Given information:

■ ■ ■ ■

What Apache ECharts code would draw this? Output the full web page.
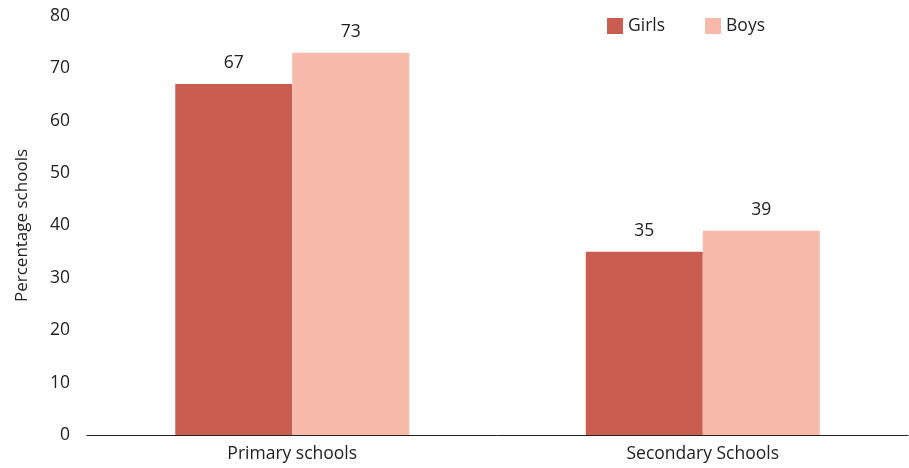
<!DOCTYPE html>
<html><head><meta charset="utf-8">
<script src="https://cdn.jsdelivr.net/npm/echarts@6/dist/echarts.min.js"></script>
<style>html,body{margin:0;padding:0;background:#fff}#c{width:909px;height:468px}</style>
</head><body><div id="c"></div>
<script>
const categories = ['Primary schools', 'Secondary Schools'];
const girls = [67, 35];
const boys = [73, 39];
const yTicks = [0, 10, 20, 30, 40, 50, 60, 70, 80];

const font = '"Open Sans", "Noto Sans", sans-serif';
const fs = 17.5;
const chart = echarts.init(document.getElementById('c'), null, {renderer: 'canvas'});
chart.setOption({
  animation: false,
  textStyle: {fontFamily: font},
  grid: {left: 87, right: 1, top: 16, bottom: 33},
  legend: {
    top: 12, left: 602,
    itemWidth: 16, itemHeight: 16, itemGap: 40,
    icon: 'rect',
    textStyle: {fontSize: fs, color: '#222', fontFamily: font, padding: [0, 0, 0, 0]},
    data: ['Girls', 'Boys']
  },
  xAxis: {
    type: 'category', data: categories,
    axisLine: {lineStyle: {color: '#222', width: 1}},
    axisTick: {show: false},
    axisLabel: {fontSize: fs, color: '#222', fontFamily: font, margin: 10}
  },
  yAxis: {
    type: 'value', min: yTicks[0], max: yTicks[yTicks.length - 1], interval: 10,
    name: 'Percentage schools', nameLocation: 'middle', nameGap: 56,
    nameTextStyle: {fontSize: fs - 0.5, color: '#222', fontFamily: font},
    axisLine: {show: false}, axisTick: {show: false}, splitLine: {show: false},
    axisLabel: {fontSize: fs, color: '#222', fontFamily: font, margin: 17}
  },
  series: [
    {name: 'Girls', type: 'bar', data: girls, barGap: '0%', barCategoryGap: '43%',
     itemStyle: {color: '#C95D4F'},
     label: {show: true, position: 'top', distance: 12, fontSize: fs, color: '#222', fontFamily: font}},
    {name: 'Boys', type: 'bar', data: boys,
     itemStyle: {color: '#F7B9AA'},
     label: {show: true, position: 'top', distance: 12, fontSize: fs, color: '#222', fontFamily: font}}
  ]
});
</script></body></html>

■ ■ ■ ■

Pictures are excluded: retype only the lines from the beginning of the listing above through the line with "60, 70, 80];", both included.

Output for this exercise:
What Apache ECharts code would draw this? Output the full web page.
<!DOCTYPE html>
<html><head><meta charset="utf-8">
<script src="https://cdn.jsdelivr.net/npm/echarts@6/dist/echarts.min.js"></script>
<style>html,body{margin:0;padding:0;background:#fff}#c{width:909px;height:468px}</style>
</head><body><div id="c"></div>
<script>
const categories = ['Primary schools', 'Secondary Schools'];
const girls = [67, 35];
const boys = [73, 39];
const yTicks = [0, 10, 20, 30, 40, 50, 60, 70, 80];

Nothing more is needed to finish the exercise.